Based on user reviews, the 'lower priced' analog meters seem easy to use and sufficient for the average photographer. However, for costing over $100 they are somewhat cheaply made and won't tolerate being dropped. The digital meters are all priced above $200 with most being in the $300 to $500 range. They come with a multitude of options and modes and tend to get good reviews; but for the average film enthusiast this seems a bit overkill. There are also a range of smart phone accessories available, some of which get five star reviews and others still in beta mode come with tons of bugs. For the conspiracy theory nuts out there, the Illuminati light meter connects to a smart phone via blue tooth and is used in conjunction with an on-phone app; use caution though as its reviews were less than glowing. As a hobbyist on a budget, even the $125 meter is out of the question for me. By using the previously mentioned resources already in hand, I can put the money saved on foregoing a light meter towards a Rolleiflex, or Hasselblad glass!
Other Techniques to make the transition from meter to meterless easier:
Practice with a cheaper 35mm camera that has a working light meter, or a digital camera in manual mode.
My $100 Nikon Fe2 came used with a working light meter. Now that I have a Hasselblad, the Nikon spends most of its time on the shelf. However, I should note that six months of shooting with the Nikon's light meter, got me so used to setting the camera manually that I easily made the transition to the light meter-less Hasselblad with great success. I use manual mode on my digital Nikon D810 about 50% of the time, but with the crutch of instantly viewable results and the ability to quickly switch to aperture or shutter priority when in doubt, I never became completely confident with metering on my own until switching back to film. When you are forced to use manual mode, think carefully about each shot, and wait for the results, it is surprising how quickly your brain will adapt to understanding what settings will achieve optimum exposure.

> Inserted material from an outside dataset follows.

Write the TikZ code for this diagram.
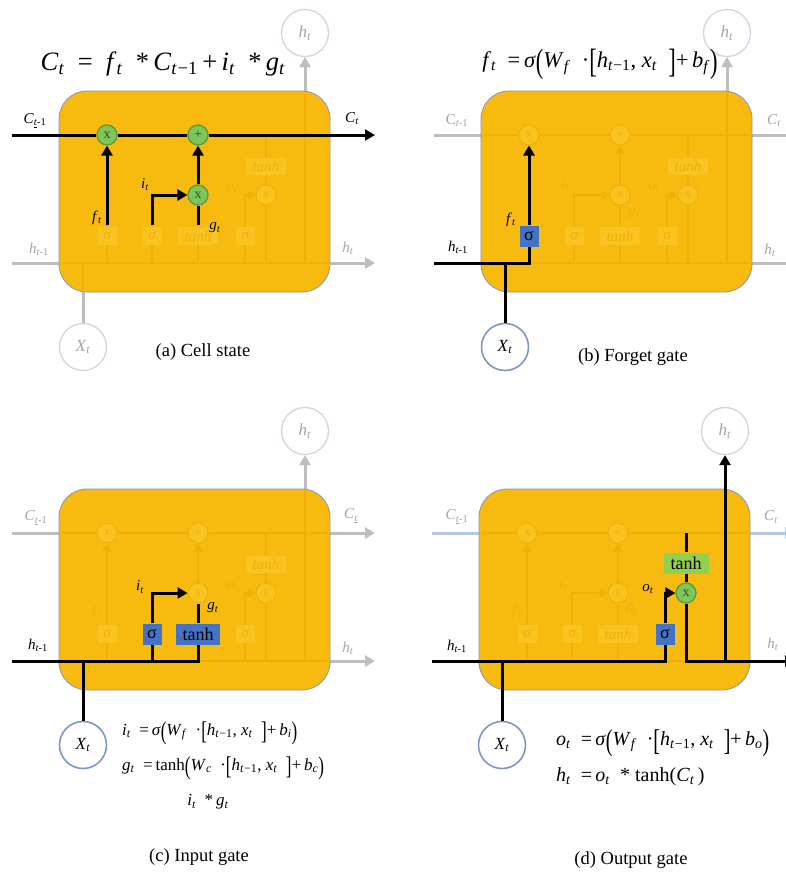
\documentclass[tikz,border=0pt]{standalone}
\usepackage{fontspec}
\setmainfont{Liberation Serif}
\usepackage{graphicx}
\usetikzlibrary{arrows.meta}
\definecolor{boxc}{RGB}{247,187,15}
\definecolor{boxedge}{RGB}{140,150,170}
\definecolor{flinec}{RGB}{238,177,10}
\definecolor{ffill}{RGB}{249,195,34}
\definecolor{ftext}{RGB}{238,176,10}
\definecolor{gline}{RGB}{190,190,190}
\definecolor{gtext}{RGB}{165,165,165}
\definecolor{bline}{RGB}{184,200,222}
\definecolor{lcirc}{RGB}{205,214,230}
\definecolor{xcirc}{RGB}{125,150,200}
\definecolor{gfill}{RGB}{125,198,90}
\definecolor{gedge}{RGB}{90,150,70}
\definecolor{bluebox}{RGB}{68,114,196}
\definecolor{greenbox}{RGB}{146,208,80}
\newcommand{\vi}[2]{\textit{#1}\textsubscript{\textit{#2}}}
\newcommand{\vm}[1]{\textit{#1}\textsubscript{\textit{t}\kern0.04em−1}}
\newcommand{\vmh}[1]{\textit{#1}\textsubscript{\textit{t}-1}}
\newcommand{\vmr}[1]{#1\textsubscript{\textit{t}-1}}
\newcommand{\vu}[1]{\textit{#1}\textsubscript{\underline{\textit{t}}-1}}
\newcommand{\vuu}[1]{\textit{#1}\textsubscript{\underline{\textit{t}}}}
\newcommand{\BP}[1]{\raisebox{-0.22em}{\scalebox{1}[1.5]{#1}}}
% default texts of the faint skeleton (redefined locally where covered)
\newcommand{\Tca}{x}\newcommand{\Tcb}{+}\newcommand{\Tcc}{x}\newcommand{\Tcd}{x}
\newcommand{\Tsa}{σ}\newcommand{\Tsb}{σ}\newcommand{\Tsc}{σ}
\newcommand{\Tta}{tanh}\newcommand{\Ttb}{tanh}
\newcommand{\faintskel}[1]{%
  \node[fcirc] (#1c1) at (107,135) {\Tca};
  \node[fcirc] (#1c2) at (198,135) {\Tcb};
  \node[fcirc] (#1c3) at (198,195) {\Tcc};
  \node[fcirc] (#1c4) at (266,195) {\Tcd};
  \node[fgate] (#1s1) at (107,236) {\Tsa};
  \node[fgate] (#1s2) at (152,236) {\Tsb};
  \node[fgate, minimum width=40pt] (#1t1) at (198,236) {\Tta};
  \node[fgate] (#1s3) at (245,236) {\Tsc};
  \node[fgate, minimum width=40pt, minimum height=17pt] (#1t2) at (266,166) {\Ttb};
  \coordinate (#1il) at (62,135);
  \coordinate (#1ir) at (328,135);
  \coordinate (#1hl) at (62,263);
  \coordinate (#1hr) at (328,263);
  \coordinate (#1xj) at (83,263);
  \coordinate (#1xb) at (83,290);
  \coordinate (#1oj) at (305,263);
  \coordinate (#1ot) at (305,93);
  \draw[faintline] (#1il) -- (#1c1) -- (#1c2) -- (#1ir);
  \draw[faintline] (#1hl) -- (#1hr);
  \draw[faintline] (#1xj) -- (#1xb);
  \draw[faintline] (#1oj) -- (#1ot);
  \draw[faintline] (#1s1) -- (#1s1 |- #1hl);
  \draw[faintline] (#1s2) -- (#1s2 |- #1hl);
  \draw[faintline] (#1t1) -- (#1t1 |- #1hl);
  \draw[faintline] (#1s3) -- (#1s3 |- #1hl);
  \draw[faintline, ftip] (#1s1) -- (#1c1);
  \draw[faintline, ftip] (#1s2) |- (#1c3);
  \draw[faintline] (#1t1) -- (#1c3);
  \draw[faintline, ftip] (#1c3) -- (#1c2);
  \draw[faintline, ftip] (#1s3) |- (#1c4);
  \draw[faintline] (#1t2 |- #1il) -- (#1t2);
  \draw[faintline] (#1t2) -- (#1c4);
  \draw[faintline] (#1c4) -- (#1c4 |- #1hl);
}
\begin{document}
\begin{tikzpicture}[x=1pt,y=-1pt,
 blkline/.style={line width=3pt, draw=black},
 grayline/.style={line width=3pt, draw=gline},
 bluline/.style={line width=3pt, draw=bline},
 faintline/.style={line width=2pt, draw=flinec},
 tipend/.style={-{Triangle[length=10pt,width=11pt]}},
 ftip/.style={-{Triangle[length=8pt,width=9pt]}},
 fcirc/.style={circle, minimum size=20pt, inner sep=0pt, fill=ffill, draw=flinec, line width=1pt, text=ftext, font=\fontsize{12}{12}\selectfont},
 gcirc/.style={circle, minimum size=20pt, inner sep=0pt, fill=gfill, draw=gedge, line width=1.2pt, text=black!75, font=\fontsize{14}{14}\selectfont},
 fgate/.style={rectangle, minimum width=19pt, minimum height=18pt, inner sep=0pt, fill=ffill, text=ftext, font=\itshape\fontsize{15}{15}\selectfont},
 bgate/.style={rectangle, minimum width=19pt, minimum height=21pt, inner sep=0pt, fill=bluebox, text=black, font=\fontsize{18}{18}\selectfont},
 cellbox/.style={rectangle, rounded corners=28pt, minimum width=271pt, minimum height=201pt, fill=boxc, draw=boxedge, line width=0.8pt},
 lightcirc/.style={circle, minimum size=47pt, inner sep=0pt, fill=white, draw=lcirc, line width=1.3pt, text=gtext, font=\fontsize{17}{17}\selectfont},
 xincirc/.style={lightcirc, draw=xcirc, text=black, line width=1.6pt},
 lbl/.style={inner sep=0pt, font=\fontsize{15}{15}\selectfont},
 glbl/.style={lbl, text=gtext},
 flbl/.style={lbl, text=ftext},
 captxt/.style={inner sep=0pt, font=\fontsize{18.5}{19}\selectfont},
 eqn/.style={inner sep=0pt}
]
\useasboundingbox[fill=white] (0,0) rectangle (786,872);

% ================= panel (a) =================
\begin{scope}
 \renewcommand{\Tca}{}\renewcommand{\Tcb}{}\renewcommand{\Tcc}{}
 \node[lightcirc] (aX) at (83,347) {\vi{X}{t}};
 \node[lightcirc] (aH) at (305,33) {\vi{h}{t}};
 \coordinate (ahL) at (12,263);
 \coordinate (ahR) at (375,263);
 \draw[grayline,tipend] (ahL) -- (ahR);
 \draw[grayline] (aX) -- (aX |- ahL);
 \draw[grayline,tipend] (aH |- ahL) -- (aH);
 \node[cellbox] (abox) at (194.5,191.5) {};
 \faintskel{a}
 \node[flbl] (aot) at (232,188) {\vi{o}{t}};
 \node[gcirc] (am1) at (107,135) {x};
 \node[gcirc] (ap) at (198,135) {+};
 \node[gcirc] (am2) at (198,195) {x};
 \coordinate (aCL) at (12,135);
 \coordinate (aCR) at (375,135);
 \coordinate (af0) at (107,225);
 \coordinate (ai0) at (152,225);
 \coordinate (ag0) at (198,225);
 \draw[blkline,tipend] (aCL) -- (am1) -- (ap) -- (aCR);
 \draw[blkline,tipend] (af0) -- (am1);
 \draw[blkline,tipend] (ai0) |- (am2);
 \draw[blkline] (ag0) -- (am2);
 \draw[blkline,tipend] (am2) -- (ap);
 \node[lbl] (aCl) at (35,121) {\vu{C}};
 \node[lbl] (aCr) at (352,119) {\vi{C}{t}};
 \node[glbl] (ahl) at (39,249) {\vmh{h}};
 \node[glbl] (ahr) at (348,248) {\vi{h}{t}};
 \node[lbl] (aft) at (97,218) {\vi{f}{t}};
 \node[lbl] (ait) at (145,185) {\vi{i}{t}};
 \node[lbl] (agt) at (215,228) {\vi{g}{t}};
 \node[eqn, font=\fontsize{26.5}{28}\selectfont] (aeq) at (163,64)
   {\vi{C}{t}\enspace=\enspace\vi{f}{t}\enspace*\,\vm{C}\,+\,\vi{i}{t}\enspace*\,\vi{g}{t}};
 \node[captxt] (acap) at (203,352) {(a) Cell state};
\end{scope}

% ================= panel (b) =================
\begin{scope}[shift={(422,0)}]
 \renewcommand{\Tsa}{}
 \node[xincirc] (bX) at (83,347) {\vi{X}{t}};
 \node[lightcirc] (bH) at (305,33) {\vi{h}{t}};
 \coordinate (bCL) at (12,135);
 \coordinate (bCR) at (375,135);
 \coordinate (bhL) at (12,263);
 \coordinate (bhR) at (375,263);
 \draw[grayline,tipend] (bCL) -- (bCR);
 \draw[grayline,tipend] (bhL) -- (bhR);
 \draw[grayline,tipend] (bH |- bhL) -- (bH);
 \node[cellbox] (bbox) at (194.5,191.5) {};
 \faintskel{b}
 \node[flbl] (bit) at (143,185) {\vi{i}{t}};
 \node[flbl] (bgt) at (212,213) {\vi{g}{t}};
 \node[flbl] (bot) at (232,188) {\vi{o}{t}};
 \node[bgate] (bsig) at (107,236) {σ};
 \draw[blkline] (bhL) -| (bsig);
 \draw[blkline,tipend] (bsig) -- (bc1);
 \draw[blkline] (bX) -- (bX |- bhL);
 \node[glbl] (bCl) at (35,121) {\vmr{C}};
 \node[glbl] (bCr) at (352,121) {\vi{C}{t}};
 \node[lbl] (bhl) at (36,247) {\vmh{h}};
 \node[glbl] (bhr) at (348,250) {\vi{h}{t}};
 \node[lbl] (bft) at (89,220) {\vi{f}{t}};
 \node[eqn, font=\fontsize{22.5}{24}\selectfont] (beq) at (178,64)
   {\vi{f}{t}\enspace=\,\textit{σ}\BP{(}\vi{W}{f}\enspace·\BP{[}\vm{h}, \vi{x}{t}\enspace\BP{]}+\,\vi{b}{f}\BP{)}};
 \node[captxt] (bcap) at (211,357) {(b) Forget gate};
\end{scope}

% ================= panel (c) =================
\begin{scope}[shift={(0,398)}]
 \renewcommand{\Tsb}{}\renewcommand{\Tta}{}
 \node[xincirc] (cX) at (83,347) {\vi{X}{t}};
 \node[lightcirc] (cH) at (305,33) {\vi{h}{t}};
 \coordinate (cCL) at (12,135);
 \coordinate (cCR) at (375,135);
 \coordinate (chL) at (12,263);
 \coordinate (chR) at (375,263);
 \draw[grayline,tipend] (cCL) -- (cCR);
 \draw[grayline,tipend] (chL) -- (chR);
 \draw[grayline,tipend] (cH |- chL) -- (cH);
 \node[cellbox] (cbox) at (194.5,191.5) {};
 \faintskel{c}
 \node[flbl] (cft) at (97,214) {\vi{f}{t}};
 \node[flbl] (cot) at (232,188) {\vi{o}{t}};
 \node[bgate] (csig) at (152,236) {σ};
 \node[bgate, minimum width=44pt] (ctanh) at (198,236) {tanh};
 \draw[blkline] (chL) -| (ctanh);
 \draw[blkline] (csig) -- (csig |- chL);
 \draw[blkline,tipend] (csig) |- (cc3);
 \draw[blkline] (ctanh) -- (cc3);
 \draw[blkline] (cX) -- (cX |- chL);
 \node[glbl] (cCl) at (36,120) {\vu{C}};
 \node[glbl] (cCr) at (351,118) {\vuu{C}};
 \node[lbl] (chl) at (38,247) {\vmh{h}};
 \node[glbl] (chr) at (348,250) {\vi{h}{t}};
 \node[lbl] (cit) at (140,189) {\vi{i}{t}};
 \node[lbl] (cgt) at (213,210) {\vi{g}{t}};
 \node[eqn, anchor=west, font=\fontsize{17}{18}\selectfont] (ceq1) at (122,335)
   {\vi{i}{t}\enspace=\,\textit{σ}\BP{(}\vi{W}{f}\enspace·\BP{[}\vm{h}, \vi{x}{t}\enspace\BP{]}+\,\vi{b}{i}\BP{)}};
 \node[eqn, anchor=west, font=\fontsize{17}{18}\selectfont] (ceq2) at (122,370)
   {\vi{g}{t}\enspace=\,tanh\BP{(}\vi{W}{c}\enspace·\BP{[}\vm{h}, \vi{x}{t}\enspace\BP{]}+\,\vi{b}{c}\BP{)}};
 \node[eqn, font=\fontsize{17}{18}\selectfont] (ceq3) at (208,404)
   {\vi{i}{t}\enspace*\,\vi{g}{t}};
 \node[captxt] (ccap) at (199,459) {(c) Input gate};
\end{scope}

% ================= panel (d) =================
\begin{scope}[shift={(420,398)}]
 \renewcommand{\Tsc}{}\renewcommand{\Ttb}{}\renewcommand{\Tcd}{}
 \node[xincirc] (dX) at (82,347) {\vi{X}{t}};
 \node[lightcirc] (dH) at (305,33) {\vi{h}{t}};
 \coordinate (dCL) at (12,135);
 \coordinate (dCR) at (375,135);
 \coordinate (dhL) at (12,263);
 \coordinate (dhR) at (375,263);
 \draw[bluline,tipend] (dCL) -- (dCR);
 \node[cellbox] (dbox) at (194.5,191.5) {};
 \faintskel{d}
 \node[flbl] (dft) at (97,214) {\vi{f}{t}};
 \node[flbl] (dit) at (143,187) {\vi{i}{t}};
 \node[flbl] (dgt) at (212,212) {\vi{g}{t}};
 \node[bgate] (dsig) at (245,236) {σ};
 \node[gcirc] (dm) at (266,195) {x};
 \node[rectangle, minimum width=45pt, minimum height=21pt, inner sep=0pt, fill=greenbox, font=\fontsize{18}{18}\selectfont] (dtanh) at (266,165) {tanh};
 \coordinate (dct) at (266,135);
 \draw[blkline] (dhL) -| (dsig);
 \draw[blkline,tipend] (dsig) |- (dm);
 \draw[blkline] (dct) -- (dtanh);
 \draw[blkline] (dtanh) -- (dm);
 \draw[blkline,tipend] (dm) |- (dhR);
 \draw[blkline,tipend] (dH |- dhL) -- (dH);
 \draw[blkline] (dX) -- (dX |- dhL);
 \node[glbl] (dCl) at (37,119) {\vu{C}};
 \node[glbl] (dCr) at (351,119) {\vi{C}{t}};
 \node[lbl] (dhl) at (37,248) {\vmh{h}};
 \node[glbl] (dhr) at (353,246) {\vi{h}{t}};
 \node[lbl] (dot) at (228,191) {\vi{o}{t}};
 \node[eqn, anchor=west, font=\fontsize{20}{21}\selectfont] (deq1) at (136,345)
   {\vi{o}{t}\enspace=\,\textit{σ}\BP{(}\vi{W}{f}\enspace·\BP{[}\vm{h}, \vi{x}{t}\enspace\BP{]}+\,\vi{b}{o}\BP{)}};
 \node[eqn, anchor=west, font=\fontsize{20}{21}\selectfont] (deq2) at (136,379)
   {\vi{h}{t}\enspace=\,\vi{o}{t}\enspace* tanh(\vi{C}{t}\,)};
 \node[captxt] (dcap) at (211,462) {(d) Output gate};
\end{scope}
\end{tikzpicture}
\end{document}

I rarely bracket when shooting film, especially medium format where each shot brings me closer and closer to a dreaded reload break. However, when its a once and a lifetime shot in a once in a lifetime location, bracketing is a great way to ensure that you get at least one usable photo. With my digital scanning process and the forgiving nature of black and white film, I feel like I can adjust at least one stop light or dark and still get an incredible photo; therefore, I usually bracket 2 or 1.5 stops on either side of what I estimate to be the correct exposure. That way, if I've forgotten which ISO film is in the camera or any other error that may cause me to end up missing the exposure by 3 stops, I know I can still pull or push one of the 2 stop bracketed shots during digital post processing.
Take a class.
I grew up shooting film and even took a semester of photography in college 20 years ago. However, when I seriously returned to film photography, I invested in taking some basic workshops and classes. Even if you think you know all you need to know about film photography or watch hours upon hours of YouTube videos, never underestimate the value of an in person class. As a digital photographer you may have lost some of the most basic skills needed as a film photographer. Today's technology with automatic modes, computational HDR, image stabilization etc. has turned me into a lazy photographer that relies far too much on the equipment and less and less on my knowledge and skill; hence, continuing photo education gets my head back in the game and seems to enrich the whole photo experience.